_Given exercise_
Reproduce the material word for word; the images stay out.

_Material provided_
■ ■ ■ ■

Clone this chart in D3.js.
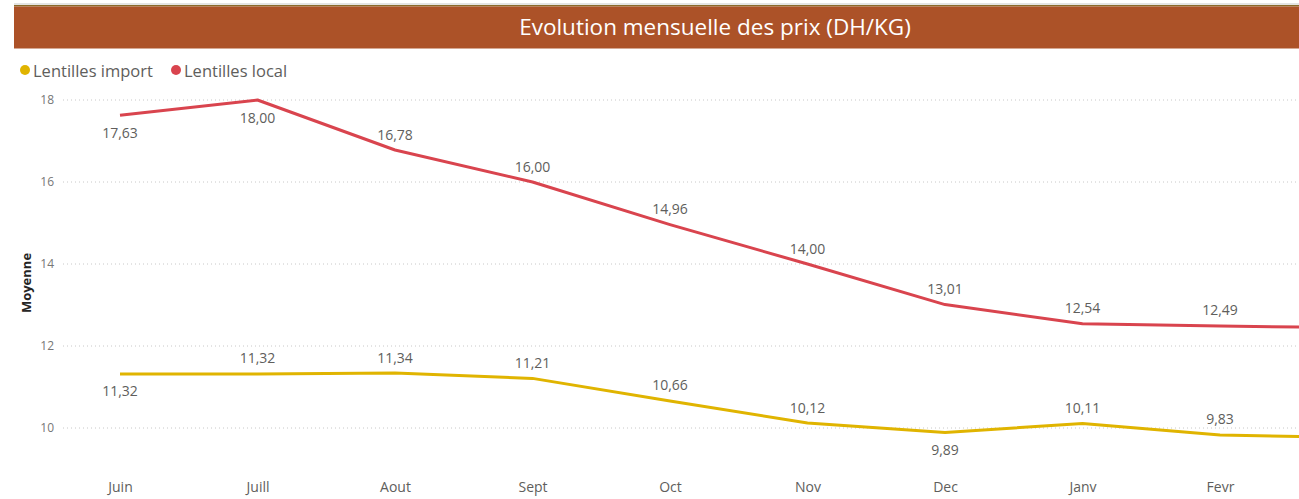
<!DOCTYPE html>
<html>
<head>
<meta charset="utf-8">
<script src="https://cdn.jsdelivr.net/npm/d3@7"></script>
<style>
  body { margin: 0; background: #fff; }
  text { font-family: "Segoe UI", "Open Sans", "Noto Sans", sans-serif; }
</style>
</head>
<body>
<div id="chart"></div>
<script>
// data (last month is cut off at the right edge)
var months = ["Juin", "Juill", "Aout", "Sept", "Oct", "Nov", "Dec", "Janv", "Fevr", "Mars"];
var importPrix = [11.32, 11.32, 11.34, 11.21, 10.66, 10.12, 9.89, 10.11, 9.83, 9.76];
var localPrix = [17.63, 18.00, 16.78, 16.00, 14.96, 14.00, 13.01, 12.54, 12.49, 12.44];
var yTicks = [10, 12, 14, 16, 18];
var seriesNames = ["Lentilles import", "Lentilles local"];
var colors = ["#E0B400", "#D9444E"];
// label placement: 1 = above point, -1 = below
var importPos = [-1, 1, 1, 1, 1, 1, -1, 1, 1, 1];
var localPos = [-1, -1, 1, 1, 1, 1, 1, 1, 1, 1];

var W = 1299, H = 499;
var svg = d3.select("#chart").append("svg")
  .attr("width", W)
  .attr("height", H);

// title bar
svg.append("rect").attr("x", 14).attr("y", 3).attr("width", W - 14).attr("height", 2.5).attr("fill", "#e4e4e4");
svg.append("rect").attr("x", 14).attr("y", 5).attr("width", W - 14).attr("height", 1.5).attr("fill", "#8a6a2a");
svg.append("rect").attr("x", 14).attr("y", 6.5).attr("width", W - 14).attr("height", 42).attr("fill", "#AC5228");
svg.append("text")
  .attr("x", 715).attr("y", 29)
  .attr("text-anchor", "middle")
  .attr("dominant-baseline", "middle")
  .attr("fill", "#fff")
  .style("font-size", "22.5px")
  .text("Evolution mensuelle des prix (DH/KG)");

// legend
var lx = [25, 176];
seriesNames.forEach(function(n, i) {
  svg.append("circle").attr("cx", lx[i]).attr("cy", 70).attr("r", 5).attr("fill", colors[i]);
  svg.append("text")
    .attr("x", lx[i] + 8).attr("y", 70)
    .attr("dominant-baseline", "central")
    .attr("fill", "#605E5C")
    .style("font-size", "16.5px")
    .text(n);
});

var x = d3.scalePoint()
  .domain(months)
  .range([120, 120 + 137.5 * (months.length - 1)]);

var y = d3.scaleLinear()
  .domain([10, 18])
  .range([428, 100]);

// only what falls inside the window gets a label
var visible = months.filter(function(m) { return x(m) < W - 20; });

// grid
svg.append("g").selectAll("line")
  .data(yTicks)
  .join("line")
  .attr("x1", 63).attr("x2", W)
  .attr("y1", function(d) { return y(d); })
  .attr("y2", function(d) { return y(d); })
  .attr("stroke", "#c8c8c8")
  .attr("stroke-width", 1)
  .attr("stroke-dasharray", "1,3");

var yAxis = svg.append("g")
  .attr("transform", "translate(54,0)")
  .call(d3.axisLeft(y).tickValues(yTicks).tickSize(0).tickPadding(0));
yAxis.select(".domain").remove();
yAxis.selectAll("text")
  .attr("fill", "#777")
  .style("font-size", "12px")
  .style("font-family", "'Segoe UI', 'Open Sans', sans-serif");

var xAxis = svg.append("g")
  .attr("transform", "translate(0,482)")
  .call(d3.axisBottom(x).tickValues(visible).tickSize(0).tickPadding(0));
xAxis.select(".domain").remove();
xAxis.selectAll("text")
  .attr("fill", "#605E5C")
  .style("font-size", "14px")
  .style("font-family", "'Segoe UI', 'Open Sans', sans-serif");

svg.append("text")
  .attr("transform", "translate(31,283) rotate(-90)")
  .attr("text-anchor", "middle")
  .attr("fill", "#252423")
  .style("font-size", "13px")
  .style("font-weight", "bold")
  .text("Moyenne");

var line = d3.line()
  .x(function(d, i) { return x(months[i]); })
  .y(function(d) { return y(d); });

[[importPrix, importPos], [localPrix, localPos]].forEach(function(s, k) {
  svg.append("path")
    .attr("d", line(s[0]))
    .attr("fill", "none")
    .attr("stroke", colors[k])
    .attr("stroke-width", 3)
    .attr("stroke-linejoin", "round");

  svg.append("g").selectAll("text")
    .data(s[0].slice(0, visible.length))
    .join("text")
    .attr("x", function(d, i) { return x(months[i]); })
    .attr("y", function(d, i) { return y(d) + (s[1][i] > 0 ? -16 : 17); })
    .attr("text-anchor", "middle")
    .attr("dominant-baseline", "central")
    .attr("fill", "#605E5C")
    .style("font-size", "14px")
    .text(function(d) { return d.toFixed(2).replace(".", ","); });
});
</script>
</body>
</html>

■ ■ ■ ■

_Solution to this problem_
Clone this chart in D3.js.
<!DOCTYPE html>
<html>
<head>
<meta charset="utf-8">
<script src="https://cdn.jsdelivr.net/npm/d3@7"></script>
<style>
  body { margin: 0; background: #fff; }
  text { font-family: "Segoe UI", "Open Sans", "Noto Sans", sans-serif; }
</style>
</head>
<body>
<div id="chart"></div>
<script>
// data (last month is cut off at the right edge)
var months = ["Juin", "Juill", "Aout", "Sept", "Oct", "Nov", "Dec", "Janv", "Fevr", "Mars"];
var importPrix = [11.32, 11.32, 11.34, 11.21, 10.66, 10.12, 9.89, 10.11, 9.83, 9.76];
var localPrix = [17.63, 18.00, 16.78, 16.00, 14.96, 14.00, 13.01, 12.54, 12.49, 12.44];
var yTicks = [10, 12, 14, 16, 18];
var seriesNames = ["Lentilles import", "Lentilles local"];
var colors = ["#E0B400", "#D9444E"];
// label placement: 1 = above point, -1 = below
var importPos = [-1, 1, 1, 1, 1, 1, -1, 1, 1, 1];
var localPos = [-1, -1, 1, 1, 1, 1, 1, 1, 1, 1];

var W = 1299, H = 499;
var svg = d3.select("#chart").append("svg")
  .attr("width", W)
  .attr("height", H);

// title bar
svg.append("rect").attr("x", 14).attr("y", 3).attr("width", W - 14).attr("height", 2.5).attr("fill", "#e4e4e4");
svg.append("rect").attr("x", 14).attr("y", 5).attr("width", W - 14).attr("height", 1.5).attr("fill", "#8a6a2a");
svg.append("rect").attr("x", 14).attr("y", 6.5).attr("width", W - 14).attr("height", 42).attr("fill", "#AC5228");
svg.append("text")
  .attr("x", 715).attr("y", 29)
  .attr("text-anchor", "middle")
  .attr("dominant-baseline", "middle")
  .attr("fill", "#fff")
  .style("font-size", "22.5px")
  .text("Evolution mensuelle des prix (DH/KG)");

// legend
var lx = [25, 176];
seriesNames.forEach(function(n, i) {
  svg.append("circle").attr("cx", lx[i]).attr("cy", 70).attr("r", 5).attr("fill", colors[i]);
  svg.append("text")
    .attr("x", lx[i] + 8).attr("y", 70)
    .attr("dominant-baseline", "central")
    .attr("fill", "#605E5C")
    .style("font-size", "16.5px")
    .text(n);
});

var x = d3.scalePoint()
  .domain(months)
  .range([120, 120 + 137.5 * (months.length - 1)]);

var y = d3.scaleLinear()
  .domain([10, 18])
  .range([428, 100]);

// only what falls inside the window gets a label
var visible = months.filter(function(m) { return x(m) < W - 20; });

// grid
svg.append("g").selectAll("line")
  .data(yTicks)
  .join("line")
  .attr("x1", 63).attr("x2", W)
  .attr("y1", function(d) { return y(d); })
  .attr("y2", function(d) { return y(d); })
  .attr("stroke", "#c8c8c8")
  .attr("stroke-width", 1)
  .attr("stroke-dasharray", "1,3");

var yAxis = svg.append("g")
  .attr("transform", "translate(54,0)")
  .call(d3.axisLeft(y).tickValues(yTicks).tickSize(0).tickPadding(0));
yAxis.select(".domain").remove();
yAxis.selectAll("text")
  .attr("fill", "#777")
  .style("font-size", "12px")
  .style("font-family", "'Segoe UI', 'Open Sans', sans-serif");

var xAxis = svg.append("g")
  .attr("transform", "translate(0,482)")
  .call(d3.axisBottom(x).tickValues(visible).tickSize(0).tickPadding(0));
xAxis.select(".domain").remove();
xAxis.selectAll("text")
  .attr("fill", "#605E5C")
  .style("font-size", "14px")
  .style("font-family", "'Segoe UI', 'Open Sans', sans-serif");

svg.append("text")
  .attr("transform", "translate(31,283) rotate(-90)")
  .attr("text-anchor", "middle")
  .attr("fill", "#252423")
  .style("font-size", "13px")
  .style("font-weight", "bold")
  .text("Moyenne");

var line = d3.line()
  .x(function(d, i) { return x(months[i]); })
  .y(function(d) { return y(d); });

[[importPrix, importPos], [localPrix, localPos]].forEach(function(s, k) {
  svg.append("path")
    .attr("d", line(s[0]))
    .attr("fill", "none")
    .attr("stroke", colors[k])
    .attr("stroke-width", 3)
    .attr("stroke-linejoin", "round");

  svg.append("g").selectAll("text")
    .data(s[0].slice(0, visible.length))
    .join("text")
    .attr("x", function(d, i) { return x(months[i]); })
    .attr("y", function(d, i) { return y(d) + (s[1][i] > 0 ? -16 : 17); })
    .attr("text-anchor", "middle")
    .attr("dominant-baseline", "central")
    .attr("fill", "#605E5C")
    .style("font-size", "14px")
    .text(function(d) { return d.toFixed(2).replace(".", ","); });
});
</script>
</body>
</html>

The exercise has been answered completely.